Gaspar Noé : « je conçois le cinéma comme des montagnes russes »

Gaspar Noé, photo: www.febiofest.cz

Avant de se prolonger dans les régions de République tchèque, le festival Febiofest se poursuit dans la capitale tchèque jusqu’au vendredi 2 avril. Parmi les invités, le réalisateur français Gaspar Noé, auteur de films non-conformistes, est venu présenter son dernier long-métrage, ‘Enter the void’.
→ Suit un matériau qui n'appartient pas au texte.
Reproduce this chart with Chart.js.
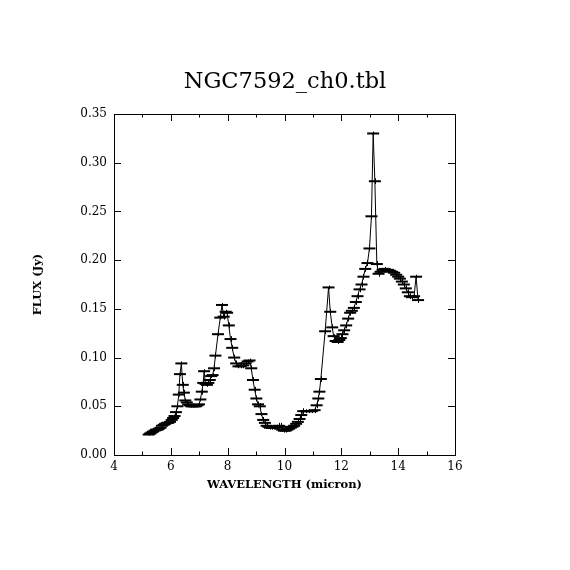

« Gaspar Noé est un grand créateur d’atmosphères. Ses atmosphères sont tout à fait remarquables. Même s’il présentait la météo, on reconnaîtrait une atmosphère de Gaspar ». C’est ce qu’avait déclaré le comédien et réalisateur français Albert Dupontel à Cannes lors de la présentation du très controversé ‘Irréversible’, film en compétition officielle du festival en 2002, resté dans les annales pour une scène de viol de près de 9 minutes, qui a choqué une grande partie du public. Et il serait en effet difficile de nier le caractère, le style, la griffe particulière de ce cinéaste, qui, en fondant avec sa compagne sa propre société de production, les cinémas de la zone, s’est lui-même donné la liberté de créer des films qu’il veut atypiques. Gaspar Noé défend, auprès d’Aleš Stuchlý et Magda Koutská, nos collègues de Radio Wave, sa vision du cinéma :

Gaspar Noé,  photo: www.febiofest.cz
« Je pense que si on veut écrire des romans, il faut écrire des romans, si on veut faire des pièces de théâtre ou des téléfilms, on peut faire des pièces de théâtre ou des téléfilms. Moi je conçois plutôt le cinéma comme des roller coaster [montagnes russes] où il faut que les gens aient des sensations. Tout réalisateur, lorsqu’il commence un film, invente son système linguistique. Moi j’aime bien les plans séquence parce que j’ai l’impression que l’on a plus le temps de s’installer dans une situation. Et j’aime bien les effets stroboscopiques, jouer avec l’image, la rendre floue, la rendre nette. Mais c’est plutôt pour créer un état d’hypnose qui ressemble un peu plus à l’état de sommeil, au rêve en général. »

'Soudain le vide'
Annoncé en 2005, ‘Soudain le vide’ sortira en France au début de ce mois de mai 2010, sous son titre en version anglaise, ‘Enter the void’. Même s’il a pu être visionné par les festivaliers de Cannes 2009, le public tchèque, pendant le festival Febiofest, en a donc presque l’exclusivité. L’histoire est celle de deux américains, un frère et une sœur, qui vivent à Tokyo. Elle travaille dans un bar de striptease, lui est un petit dealer de drogue, abattu lors d’une descente de police. A partir de ce moment, son esprit erre dans le monde des vivants, pour tenir la promesse faite à sa sœur de ne jamais la laisser tomber. Fidèle à ses habitudes, Gaspar Noé présente un film ésotérique, et même mystique, inspiré en partie du livre des morts tibétain. Gaspar Noé :

'Soudain le vide'
« Le livre des morts tibétain est un livre que les moines tibétains lisent aux gens quand ils sont morts. Et c’est pour aider soit à accéder à un état d’existence supérieur, soit à se réincarner dans le bon ventre. Je ne suis pas du tout bouddhiste, je ne suis même pas religieux, je suis complètement athée, mais je trouvais que c’était une bonne structure pour un film où je voulais montrer ce que les gens appellent une projection astrale, la sortie de son corps. Il y a aussi pas mal de gens qui disent, quand ils sont sortis de la route, qu’ils sont sortis de leur corps, qu’ils se sont vus de l’extérieur. Je me suis dit que si j’utilisais les descriptions de projection astrale et le livre des morts tibétain comme structure, je pouvais faire un film avec ça. En ce qui concerne les expériences de mort imminente, j’ai lu beaucoup d’articles et de livres à ce sujet.
'Soudain le vide'
Souvent les figures de style ou les descriptions d’hallucination sont plus ou moins les mêmes. C’était facile de s’inspirer de ça. Après tout le film est vu ou ressenti du point de vue du personnage principal, en vision subjective d’abord et en perception mentale à partir du moment où il y a un accident, qu’il se prend une balle et est en train de mourir. Je me suis dit qu’il serait bien d’accompagner quelqu’un de sa vision normale à ses hallucinations, en restant toujours dans sa tête. »

Le film sortira dans les salles tchèques le 6 mai prochain.